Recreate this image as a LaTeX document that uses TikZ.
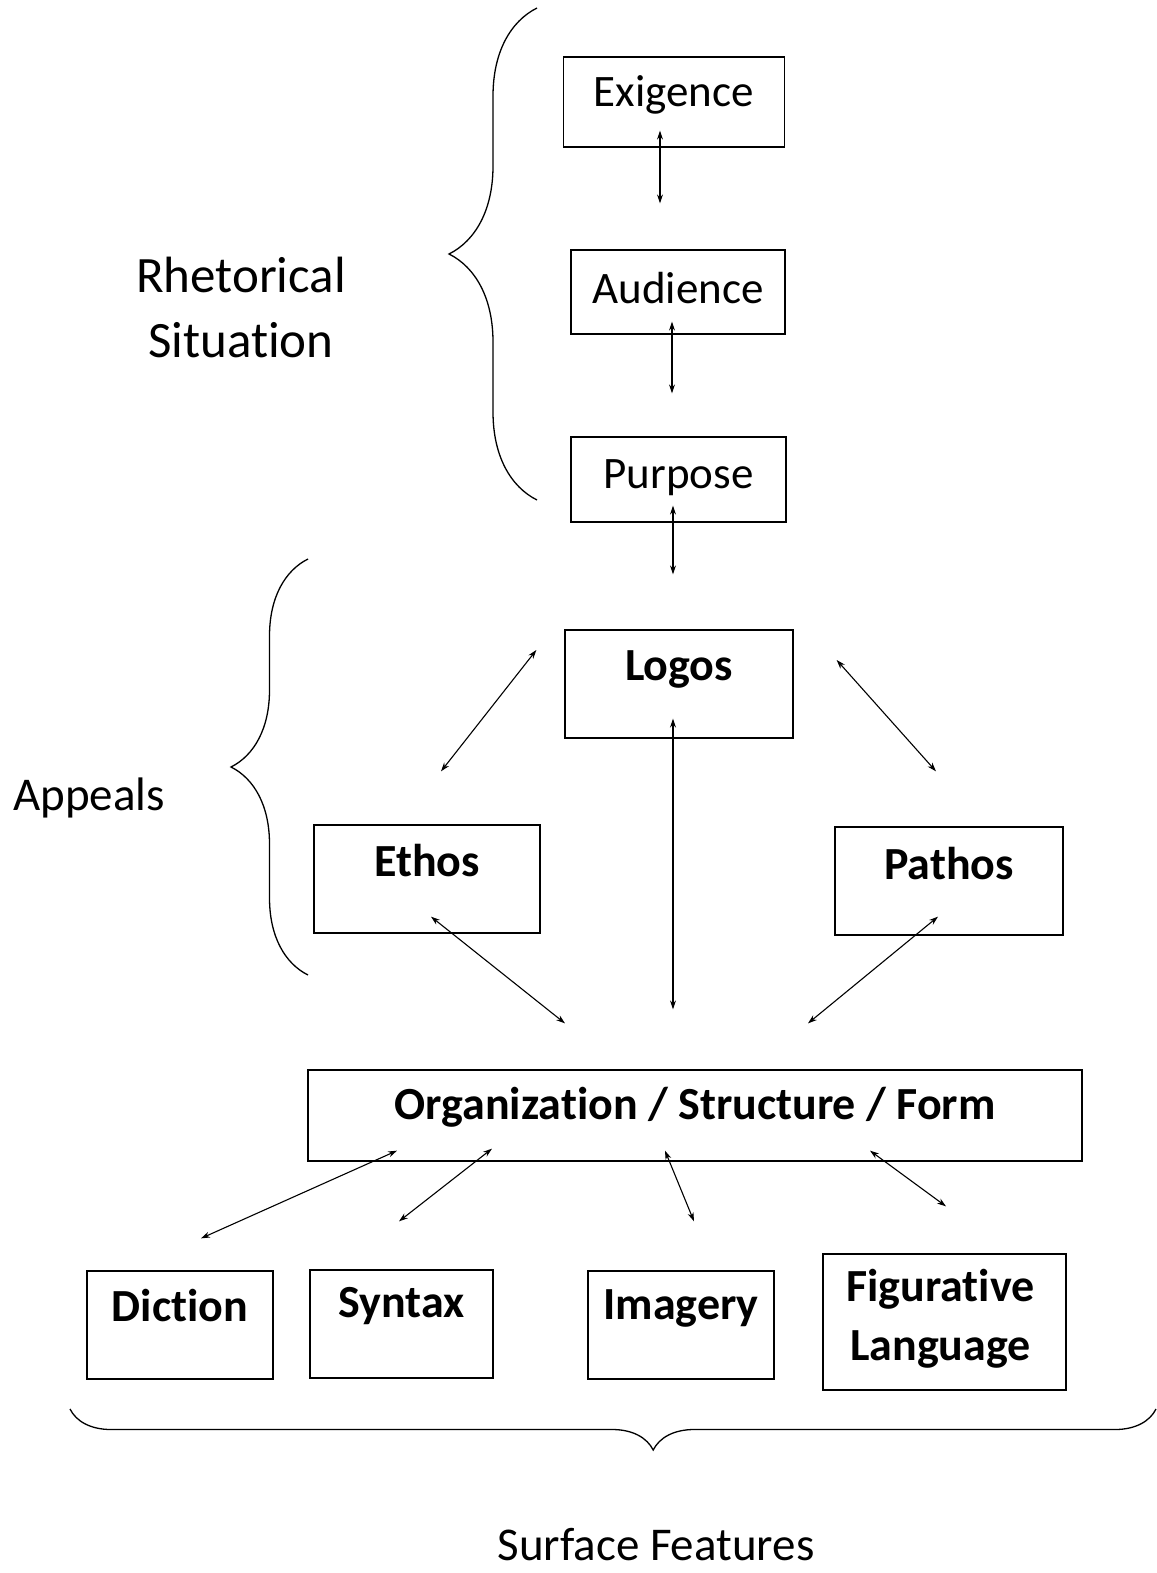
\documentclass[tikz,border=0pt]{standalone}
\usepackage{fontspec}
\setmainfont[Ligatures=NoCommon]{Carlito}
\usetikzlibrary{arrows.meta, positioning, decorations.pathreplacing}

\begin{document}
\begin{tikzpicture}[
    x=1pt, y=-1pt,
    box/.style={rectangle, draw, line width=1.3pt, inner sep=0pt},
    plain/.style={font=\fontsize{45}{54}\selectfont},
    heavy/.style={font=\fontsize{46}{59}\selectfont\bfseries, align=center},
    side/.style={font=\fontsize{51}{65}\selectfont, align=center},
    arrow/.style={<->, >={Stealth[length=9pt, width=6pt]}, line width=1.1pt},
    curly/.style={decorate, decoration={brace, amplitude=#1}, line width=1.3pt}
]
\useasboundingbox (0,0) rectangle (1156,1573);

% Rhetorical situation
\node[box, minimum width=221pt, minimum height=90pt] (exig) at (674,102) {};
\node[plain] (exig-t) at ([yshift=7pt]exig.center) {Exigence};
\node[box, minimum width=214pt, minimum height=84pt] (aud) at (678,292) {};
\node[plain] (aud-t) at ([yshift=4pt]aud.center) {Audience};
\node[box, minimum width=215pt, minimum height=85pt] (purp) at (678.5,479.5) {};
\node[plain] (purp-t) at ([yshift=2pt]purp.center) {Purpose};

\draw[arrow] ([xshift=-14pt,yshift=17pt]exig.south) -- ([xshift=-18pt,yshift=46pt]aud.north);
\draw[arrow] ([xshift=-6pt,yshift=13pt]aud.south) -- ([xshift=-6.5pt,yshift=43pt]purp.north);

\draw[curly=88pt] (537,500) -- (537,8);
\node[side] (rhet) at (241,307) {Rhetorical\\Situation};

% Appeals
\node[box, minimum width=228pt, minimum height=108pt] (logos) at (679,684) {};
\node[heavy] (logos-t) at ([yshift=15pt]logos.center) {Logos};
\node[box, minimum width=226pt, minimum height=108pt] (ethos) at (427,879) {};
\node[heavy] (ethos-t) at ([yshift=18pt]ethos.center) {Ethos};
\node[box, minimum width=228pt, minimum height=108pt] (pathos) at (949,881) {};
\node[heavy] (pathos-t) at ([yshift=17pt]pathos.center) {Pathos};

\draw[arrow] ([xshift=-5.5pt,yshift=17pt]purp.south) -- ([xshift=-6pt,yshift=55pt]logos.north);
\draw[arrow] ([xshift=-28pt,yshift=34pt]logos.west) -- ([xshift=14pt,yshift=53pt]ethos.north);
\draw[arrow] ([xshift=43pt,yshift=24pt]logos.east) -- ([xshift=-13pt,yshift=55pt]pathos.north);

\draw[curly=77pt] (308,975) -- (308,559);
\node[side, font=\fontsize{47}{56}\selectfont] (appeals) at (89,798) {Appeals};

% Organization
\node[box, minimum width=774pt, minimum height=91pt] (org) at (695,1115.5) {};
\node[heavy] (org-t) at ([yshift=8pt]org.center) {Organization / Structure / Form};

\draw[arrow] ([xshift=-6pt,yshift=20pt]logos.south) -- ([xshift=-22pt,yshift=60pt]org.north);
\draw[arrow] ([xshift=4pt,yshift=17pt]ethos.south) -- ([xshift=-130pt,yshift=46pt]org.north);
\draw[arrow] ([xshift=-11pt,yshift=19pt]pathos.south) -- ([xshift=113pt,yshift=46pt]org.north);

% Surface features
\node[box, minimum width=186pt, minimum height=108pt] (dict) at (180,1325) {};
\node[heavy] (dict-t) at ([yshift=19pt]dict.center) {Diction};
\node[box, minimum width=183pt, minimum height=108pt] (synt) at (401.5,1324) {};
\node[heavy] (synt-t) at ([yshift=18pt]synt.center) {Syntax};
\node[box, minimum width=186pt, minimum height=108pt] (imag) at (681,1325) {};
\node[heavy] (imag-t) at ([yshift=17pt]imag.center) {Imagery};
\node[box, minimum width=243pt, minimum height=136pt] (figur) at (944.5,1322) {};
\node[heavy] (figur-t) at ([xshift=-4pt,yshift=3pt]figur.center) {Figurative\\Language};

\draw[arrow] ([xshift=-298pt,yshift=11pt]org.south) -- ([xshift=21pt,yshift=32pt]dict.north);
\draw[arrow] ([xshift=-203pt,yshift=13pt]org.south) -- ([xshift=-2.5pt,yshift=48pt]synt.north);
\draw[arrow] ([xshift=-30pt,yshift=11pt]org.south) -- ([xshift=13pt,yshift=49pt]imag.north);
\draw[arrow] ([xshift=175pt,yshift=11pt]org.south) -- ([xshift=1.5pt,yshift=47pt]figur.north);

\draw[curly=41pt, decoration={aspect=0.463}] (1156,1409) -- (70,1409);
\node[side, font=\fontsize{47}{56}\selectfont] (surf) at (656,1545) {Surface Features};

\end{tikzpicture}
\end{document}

^^^^^^^^^^^^^^^^

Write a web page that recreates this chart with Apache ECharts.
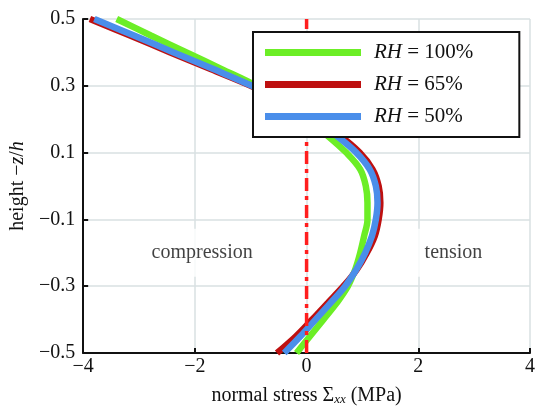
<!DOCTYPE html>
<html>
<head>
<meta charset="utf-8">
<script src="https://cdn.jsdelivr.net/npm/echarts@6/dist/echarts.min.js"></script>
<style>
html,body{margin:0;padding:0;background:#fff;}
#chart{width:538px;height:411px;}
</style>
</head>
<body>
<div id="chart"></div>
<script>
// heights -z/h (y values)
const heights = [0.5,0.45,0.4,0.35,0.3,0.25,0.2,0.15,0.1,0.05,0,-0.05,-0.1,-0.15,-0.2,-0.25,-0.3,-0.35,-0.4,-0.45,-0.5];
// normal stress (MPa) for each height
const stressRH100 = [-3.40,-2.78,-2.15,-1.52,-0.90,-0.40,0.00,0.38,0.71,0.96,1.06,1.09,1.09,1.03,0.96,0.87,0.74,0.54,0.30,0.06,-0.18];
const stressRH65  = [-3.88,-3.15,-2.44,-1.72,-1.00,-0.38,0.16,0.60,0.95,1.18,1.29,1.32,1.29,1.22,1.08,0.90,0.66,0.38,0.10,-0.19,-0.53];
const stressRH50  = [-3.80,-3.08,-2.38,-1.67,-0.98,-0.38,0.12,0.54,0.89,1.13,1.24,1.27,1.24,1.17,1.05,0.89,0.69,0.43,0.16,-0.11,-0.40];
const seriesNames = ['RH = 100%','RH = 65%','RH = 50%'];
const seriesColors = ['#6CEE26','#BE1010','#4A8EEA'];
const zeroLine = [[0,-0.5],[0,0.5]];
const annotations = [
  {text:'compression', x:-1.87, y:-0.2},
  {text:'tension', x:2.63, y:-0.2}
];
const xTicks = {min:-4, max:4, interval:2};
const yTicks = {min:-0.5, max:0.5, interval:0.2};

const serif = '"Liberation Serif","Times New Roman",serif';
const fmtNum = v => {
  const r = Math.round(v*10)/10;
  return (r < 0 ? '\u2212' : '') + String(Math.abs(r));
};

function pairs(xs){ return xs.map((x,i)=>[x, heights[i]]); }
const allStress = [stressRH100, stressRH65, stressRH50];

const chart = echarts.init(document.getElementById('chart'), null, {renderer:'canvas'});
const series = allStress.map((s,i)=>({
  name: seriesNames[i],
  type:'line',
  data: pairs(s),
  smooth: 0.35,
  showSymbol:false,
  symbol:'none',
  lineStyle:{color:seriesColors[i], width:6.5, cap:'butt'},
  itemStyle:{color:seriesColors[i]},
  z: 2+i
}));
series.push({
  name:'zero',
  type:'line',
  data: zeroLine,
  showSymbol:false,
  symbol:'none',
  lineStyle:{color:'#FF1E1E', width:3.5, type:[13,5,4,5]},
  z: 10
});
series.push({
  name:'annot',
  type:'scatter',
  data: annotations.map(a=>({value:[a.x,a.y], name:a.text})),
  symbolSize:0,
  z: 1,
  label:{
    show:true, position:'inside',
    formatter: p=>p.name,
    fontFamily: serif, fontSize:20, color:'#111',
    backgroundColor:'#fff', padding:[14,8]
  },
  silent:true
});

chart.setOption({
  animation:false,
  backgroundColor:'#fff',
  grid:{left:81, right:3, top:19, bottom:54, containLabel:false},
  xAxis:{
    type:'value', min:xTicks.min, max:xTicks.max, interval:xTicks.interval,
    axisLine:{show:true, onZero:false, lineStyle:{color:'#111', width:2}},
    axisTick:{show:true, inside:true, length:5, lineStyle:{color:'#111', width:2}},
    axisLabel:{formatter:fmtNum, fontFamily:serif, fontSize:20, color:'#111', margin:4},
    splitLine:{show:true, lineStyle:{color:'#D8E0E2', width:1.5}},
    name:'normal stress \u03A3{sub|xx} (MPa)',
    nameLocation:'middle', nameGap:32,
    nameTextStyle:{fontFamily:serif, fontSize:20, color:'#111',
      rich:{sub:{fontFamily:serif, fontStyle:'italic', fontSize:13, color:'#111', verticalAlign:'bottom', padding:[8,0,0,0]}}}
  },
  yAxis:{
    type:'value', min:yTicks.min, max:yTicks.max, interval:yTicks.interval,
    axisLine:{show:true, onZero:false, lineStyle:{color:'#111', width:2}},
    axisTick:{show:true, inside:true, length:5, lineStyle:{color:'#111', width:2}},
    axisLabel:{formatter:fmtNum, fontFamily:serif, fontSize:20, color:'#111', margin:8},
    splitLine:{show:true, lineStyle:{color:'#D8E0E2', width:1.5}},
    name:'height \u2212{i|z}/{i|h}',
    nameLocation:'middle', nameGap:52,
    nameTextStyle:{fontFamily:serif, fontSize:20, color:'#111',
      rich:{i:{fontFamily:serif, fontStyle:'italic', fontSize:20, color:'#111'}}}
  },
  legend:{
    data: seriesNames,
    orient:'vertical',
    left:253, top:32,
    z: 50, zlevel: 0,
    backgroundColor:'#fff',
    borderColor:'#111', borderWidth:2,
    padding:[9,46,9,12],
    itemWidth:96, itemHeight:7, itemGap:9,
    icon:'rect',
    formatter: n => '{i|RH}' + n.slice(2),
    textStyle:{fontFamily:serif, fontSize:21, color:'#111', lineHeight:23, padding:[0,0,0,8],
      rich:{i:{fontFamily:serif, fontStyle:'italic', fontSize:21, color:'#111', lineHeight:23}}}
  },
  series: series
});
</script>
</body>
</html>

^^^^^^^^^^^^^^^^

▸ **TO BE DONE**
Pick out the lines containing the string "this".

▸ **ANSWER IN FULL**
Recreate this image as a LaTeX document that uses TikZ.
Write a web page that recreates this chart with Apache ECharts.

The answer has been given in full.